Today is 3.14, Pi Day. To celebrate, Science Blogs is having a Pi Day Bake-off together with Serious Eats. And Google has a special doodle logo…
New Scientist has five tasty facts about the famous ratio. From the third:
Pi is the only number to have inspired a literary genre
In his upcoming book Alex’s Adventures in Numberland, journalist Alex Bellos describes how pi has inspired a particularly tricky form of creative “constrained” writing called Pilish. These are poems – or “piems” – where the number of letters of successive words is determined by pi.

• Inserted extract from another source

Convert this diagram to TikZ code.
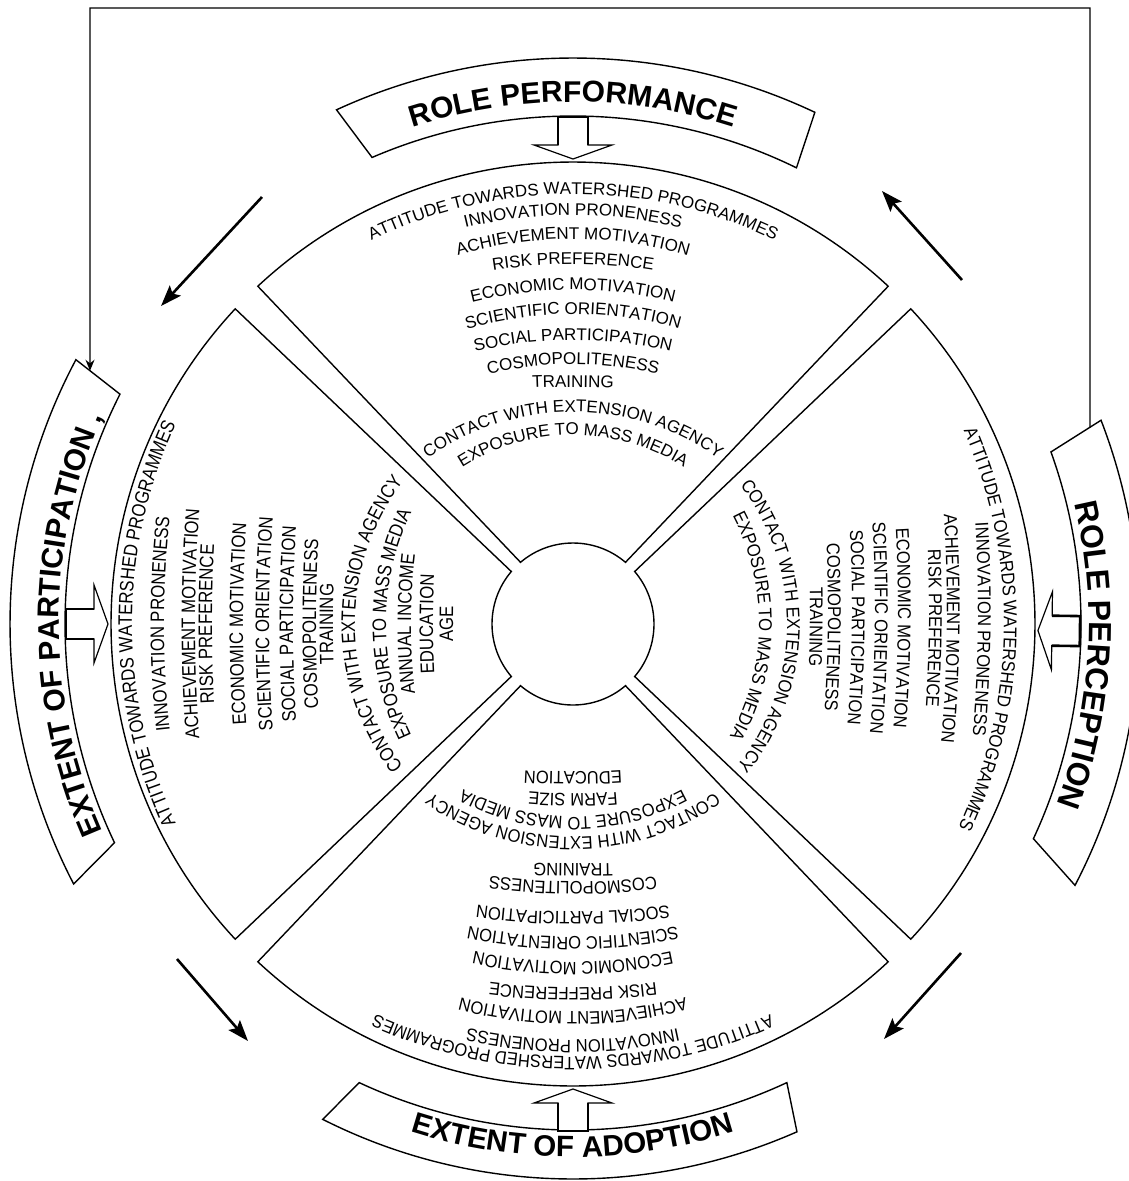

Wolfram Alpha points to a few websites featuring Pi Day poetry including the piaphrase: “Phrases or sentences in which the number of characters in each word follows the digits in the sequence of pi.” And the piaku: “Poetry in which the number of syllables in each sentence corresponds to the consecutive digits of pi.”
And today is as good a day as any to link to Radio Lab’s Numbers episode which includes a segment on innate numbers — “You and I might not even know what logarithmic counting is, but apparently we used it as babies.” From Benford to Erdös in which “a forensic accountant, describes how he uses Benford’s Law to bust crooks.” And Calculove, “a story about a friendship between Steve Strogatz and his high school math teacher.”
You don’t have to be a math nerd to enjoy it!